A few months back I heard the phrase, “How to get to YES”, and it has stuck in my mind since. In a world of NO now, how refreshing would it be to turn that NO into a YES? Yes, can be like a large glass of water on a raging hot day. If yes can make a difference for just one person, is it worth it? Yes takes determination, patience, effort, and persistence, but even so, I would like to propose that YES is attainable - both for our city and our personal lives.
Steps to Yes:
- Desire to change
- Allow the desire to simmer and sprout
- Map out a plan
- Go for it
10 ways Longview has been able to get to YES despite Covid-19 struggles:
- Yes! Longview Downtown businesses were able to expand their businesses during summer and fall months through free outdoor seating permits. Thanks to Community Development Director John Brickey, Cowlitz Economic Development Council’s Lindsey Cope and City Manager Kurt Sacha for making this happen.
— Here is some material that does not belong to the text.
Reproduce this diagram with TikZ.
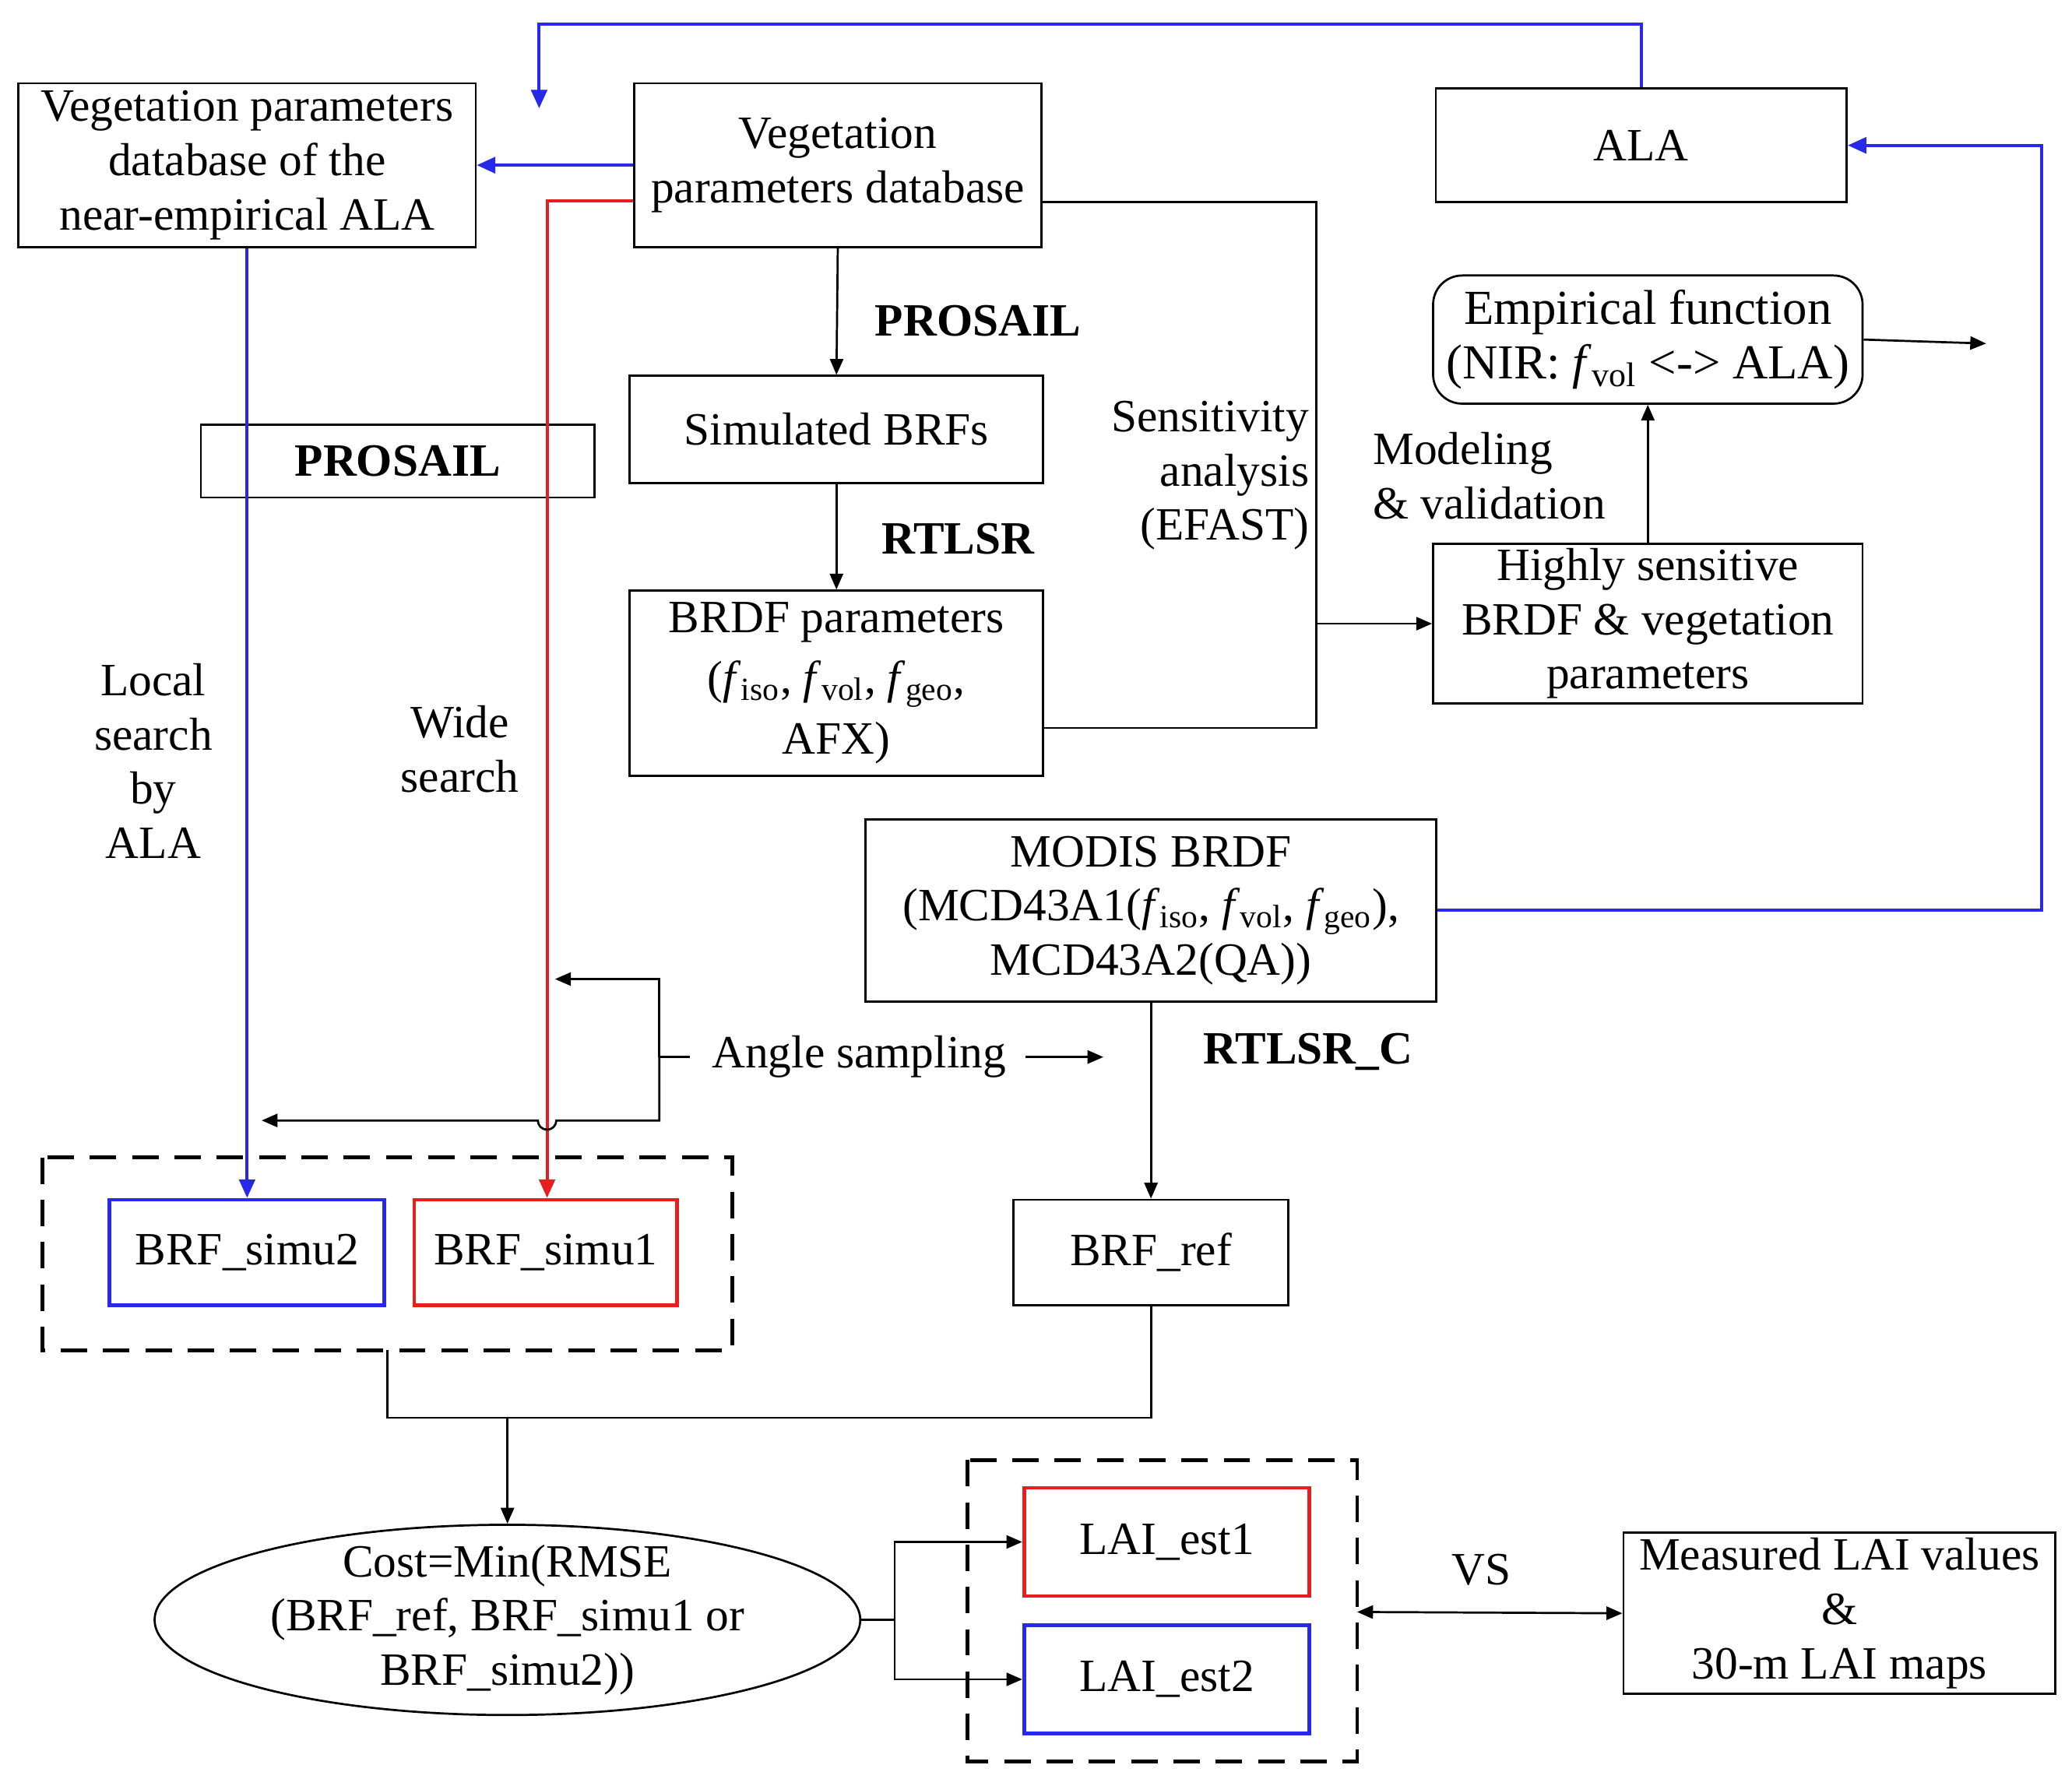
\documentclass[tikz,border=0pt]{standalone}
\usepackage{fontspec}
\setmainfont{Liberation Serif}
\usetikzlibrary{arrows.meta,shapes.geometric}
\newcommand{\fs}[1]{\textit{f}\textsubscript{#1}}
\definecolor{myblue}{RGB}{40,40,235}
\definecolor{myred}{RGB}{230,30,30}
\begin{document}
\begin{tikzpicture}[x=0.5pt,y=-0.5pt,
  every node/.style={font=\fontsize{17.5}{20.5}\selectfont},
  box/.style={draw,line width=0.8pt,align=center,inner sep=0pt},
  ln/.style={line width=0.8pt},
  arr/.style={ln,-{Triangle[length=6pt,width=5pt]}},
  bl/.style={myblue,line width=1.2pt},
  rd/.style={myred,line width=1.2pt},
  dsh/.style={draw,line width=1.4pt,dash pattern=on 10pt off 6pt},
  lbl/.style={align=center,inner sep=0pt}]
\useasboundingbox (0,0) rectangle (1568,1346);
% boxes
\node[box,minimum width=173,minimum height=62] (vala) at (187,125) {Vegetation parameters\\database of the\\near-empirical ALA};
\node[box,minimum width=154,minimum height=62] (vp) at (634,125) {Vegetation\\parameters database};
\node[box,minimum width=155.5,minimum height=43] (ala) at (1242,110) {ALA};
\node[box,rounded corners=11pt,minimum width=162.5,minimum height=48.5] (emp) at (1247,257) {\fontsize{18.5}{24}\selectfont Empirical function\\\fontsize{18.5}{24}\selectfont (NIR: \fs{vol} <-> ALA)};
\node[box,minimum width=156.5,minimum height=40.5] (sim) at (633,325) {Simulated BRFs};
\node[box,minimum width=156.5,minimum height=70,font=\fontsize{17.5}{23}\selectfont] (bp) at (633,517) {BRDF parameters\\(\fs{iso}, \fs{vol}, \fs{geo},\\AFX)};
\node[box,minimum width=149,minimum height=27.5,font=\fontsize{17.5}{20}\selectfont\bfseries] (ps) at (301,349) {PROSAIL};
\node[box,minimum width=162.5,minimum height=60.5] (hs) at (1247,472) {Highly sensitive\\BRDF \& vegetation\\parameters};
\node[box,minimum width=216,minimum height=69] (mod) at (871,689) {MODIS BRDF\\(MCD43A1(\fs{iso}, \fs{vol}, \fs{geo}),\\MCD43A2(QA))};
\node[box,minimum width=104,minimum height=40] (ref) at (871,948) {BRF\_ref};
\node[box,draw=myblue,line width=1.4pt,minimum width=104,minimum height=40] (s2) at (187,948) {BRF\_simu2};
\node[box,draw=myred,line width=1.4pt,minimum width=99.5,minimum height=40] (s1) at (413,948) {BRF\_simu1};
\draw[dsh] (32,876) rectangle (554,1022);
\coordinate (d1b) at (293,1022);
\node[draw,ellipse,line width=0.8pt,minimum width=267,minimum height=72,inner sep=0pt] (cost) at (384,1226) {};
\node[lbl] (costt) at (384,1226) {Cost=Min(RMSE\\(BRF\_ref, BRF\_simu1 or\\BRF\_simu2))};
\node[box,draw=myred,line width=1.4pt,minimum width=108,minimum height=41] (l1) at (883,1167) {LAI\_est1};
\node[box,draw=myblue,line width=1.4pt,minimum width=108,minimum height=41] (l2) at (883,1271) {LAI\_est2};
\draw[dsh] (732,1105) rectangle (1027,1333);
\coordinate (d2l) at (1027,1220);
\node[box,minimum width=163.5,minimum height=61] (meas) at (1392,1221) {Measured LAI values\\\&\\30-m LAI maps};
% labels
\node[lbl,font=\fontsize{17.5}{20}\selectfont\bfseries] at (740,243) {PROSAIL};
\node[lbl,font=\fontsize{17.5}{20}\selectfont\bfseries] at (725,408) {RTLSR};
\node[lbl,font=\fontsize{17.5}{20}\selectfont\bfseries] at (990,796) {RTLSR\_C};
\node[lbl,align=right,anchor=east] at (991,360) {Sensitivity\\analysis\\(EFAST)};
\node[lbl,align=left] at (1127,360) {Modeling\\\& validation};
\node[lbl] at (116,576) {Local\\search\\by\\ALA};
\node[lbl] at (348,567) {Wide\\search};
\node[lbl] (ang) at (650,800) {Angle sampling};
\node[lbl] at (1121,1188) {VS};
% connectors
\draw[bl,-{Triangle[length=7pt,width=6pt]}] (ala.north) -- (1242,18) -- (408,18) -- (408,82);
\draw[bl,-{Triangle[length=7pt,width=6pt]}] (vp.west) -- (vala.east);
\draw[rd,-{Triangle[length=7pt,width=6pt]}] (vp.west |- 0,152) -- (414,152) -- (s1.north -| 414,0);
\draw[bl,-{Triangle[length=7pt,width=6pt]}] (vala.south) -- (s2.north);
\draw[arr] (vp.south) -- (sim.north);
\draw[arr] (sim.south) -- (bp.north);
\draw[ln] (vp.east |- 0,153) -- (996,153) -- (996,551) -- (bp.east |- 0,551);
\draw[arr] (996,472) -- (hs.west);
\draw[arr] (hs.north) -- (emp.south);
\draw[arr] (emp.east) -- (1503,260);
\draw[bl,-{Triangle[length=7pt,width=6pt]}] (mod.east) -- (1545,689) -- (1545,110) -- (ala.east);
\draw[arr] (mod.south) -- (ref.north);
\draw[arr] (776,800) -- (835,800);
\draw[ln] (ang.west) ++(-16,0) -- (499,800);
\draw[arr] (499,800) -- (499,741) -- (420,741);
\draw[arr] (499,800) -- (499,848) -- (421,848) arc[start angle=0,end angle=180,radius=7] -- (198,848);
\draw[ln] (d1b) -- (293,1073) -- (871,1073) -- (ref.south);
\draw[arr] (384,1073) -- (cost.north);
\draw[ln] (cost.east) -- (677,1226);
\draw[arr] (677,1226) -- (677,1167) -- (l1.west);
\draw[arr] (677,1226) -- (677,1271) -- (l2.west);
\draw[ln,{Triangle[length=6pt,width=5pt]}-{Triangle[length=6pt,width=5pt]}] (d2l) -- (meas.west);
\end{tikzpicture}
\end{document}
- Yes! Longview’s Revolving Loan Fund expanded opportunities for entrepreneurs to attain small business loans with no fees, low interest, and up to $100k borrowing capacity.
- Yes! Millions of dollars flowed into our community through Cares Act funding to lift and benefit families and businesses in need.
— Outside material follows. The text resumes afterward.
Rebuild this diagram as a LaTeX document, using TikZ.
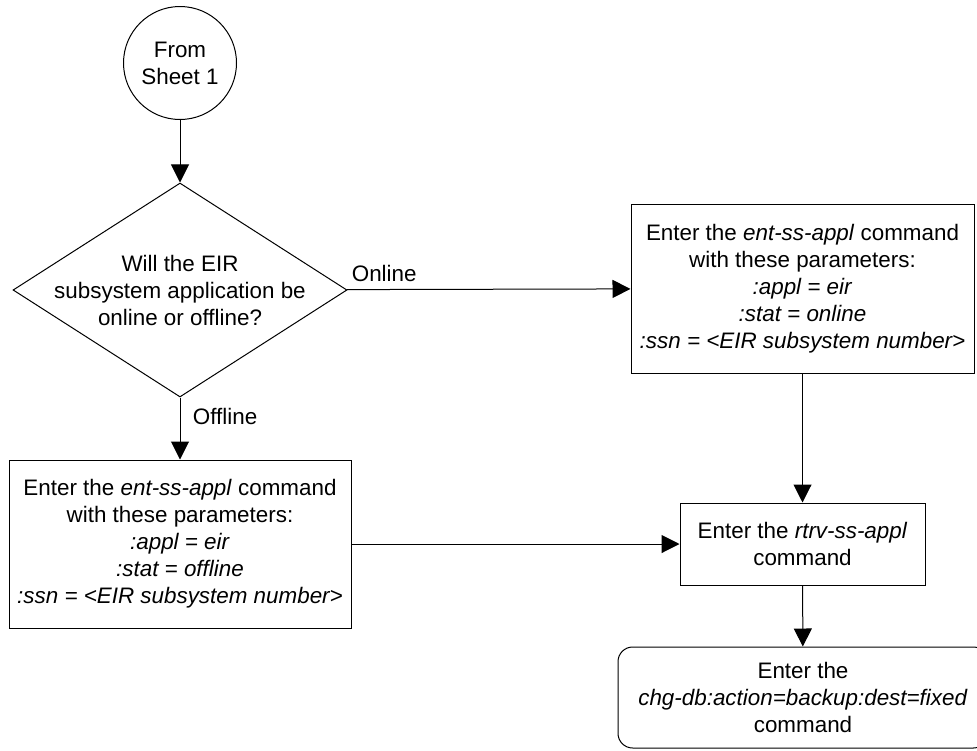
\documentclass[tikz,border=0pt]{standalone}
\usepackage{fontspec}
\setmainfont{Liberation Sans}
\usetikzlibrary{arrows.meta,shapes.geometric}
\tikzset{
  box/.style={draw, rectangle, align=center, inner sep=0pt},
  flow/.style={-{Triangle[length=13.5pt,width=13.5pt]}}
}
\begin{document}
\begin{tikzpicture}[x=0.75pt, y=-0.75pt, line width=0.75pt,
    font=\fontsize{16.8}{20.25}\selectfont]
			\useasboundingbox (0,0) rectangle (977,750);
			\node[draw,circle,minimum size=84.75pt,inner sep=0pt,align=center] (v0) at (180,63) {From\\Sheet 1};
			\node[draw,diamond,minimum width=250.5pt,minimum height=160.5pt,inner sep=0pt] (v1) at (180,290) {};
			\node[align=center] (v1t) at (v1) {Will the EIR\\subsystem application be\\online or offline?};
			\node[box,minimum width=257.25pt,minimum height=126.75pt] (v2) at (802.5,288.5)
			    {Enter the \textit{ent-ss-appl} command\\with these parameters:\\\textit{:appl = eir}\\\textit{:stat = online}\\\textit{:ssn = <EIR subsystem number>}};
			\node[box,minimum width=256.5pt,minimum height=126pt] (v4) at (180,544)
			    {Enter the \textit{ent-ss-appl} command\\with these parameters:\\\textit{:appl = eir}\\\textit{:stat = offline}\\\textit{:ssn = <EIR subsystem number>}};
			\node[box,minimum width=183.75pt,minimum height=61.5pt] (v5) at (802.5,544)
			    {Enter the \textit{rtrv-ss-appl}\\command};
			\node[box,rounded corners=11pt,minimum width=277.5pt,minimum height=75.75pt] (v6) at (803,697.5)
			    {Enter the\\\textit{chg-db:action=backup:dest=fixed}\\command};
			
			\foreach \u\v in {v0/v1, v2/v5, v4/v5, v5/v6}
			{	\draw[flow] (\u) -- (\v);
			}
			\draw[flow] (v1) -- (v2) node [pos=0, above right, yshift=2pt] {Online};
			\draw[flow] (v1) -- (v4) node [pos=0.3, right, xshift=6pt] {Offline};
		\end{tikzpicture}
\end{document}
- Yes! Over $500k in Community Development Block Grants and HOME grants were distributed to social service agency applicants within the city and city utility rate reductions were granted for over 300 senior citizens. Thank you, Longview City Council, for approving these applications.
- Yes! Ribbon cutting ceremonies celebrating the newly constructed and federally granted RiverCities Transit on 12th Avenue, including six new biodiesel buses that offered no-fee rides during the Covid-19 summer; and the long-awaited Legends Firing Range on California Way, a 50-yard indoor full facility firing range offering firearms training for our police officers and a recreational facility for the public. Many thanks to our state and federal legislators, Jaime Herrera Beutler, Jim Walsh, Brian Blake and Dean Takko for assistance with funding and helping our community get to Yes!
- Yes! The 94-year-old original city master clock housed in the Country Folks Deli in downtown Longview has been restored and now hangs in its new home in the Longview Public Library. Special thanks to the amazing efforts of former Longview Mayor Mark McCrady, Community Development Director John Brickey and retired downtown business owner John Chilson.
- Yes! The recent Grand Re-opening of the Salvation Army-Longview Temple Corps Hope House Motel, under the leadership of Major Kit Wetter, brings HOPE and another YES to citizens struggling with addiction recovery within our community. This clean and sober housing model will bless the lives of many individuals seeking wellness and recovery.
- Yes! Whereas many of our traditional fun-runs, golf tournaments and recreational activities have been postponed or canceled due to consequences of Covid-19, Longview celebrates a brand new playground structure at Victoria Freeman Park located at Douglas/9th Avenue and nearly completed Harlie’s Hoops Basketball Court at Lake Sacajawea Park at Kessler/20th Avenue.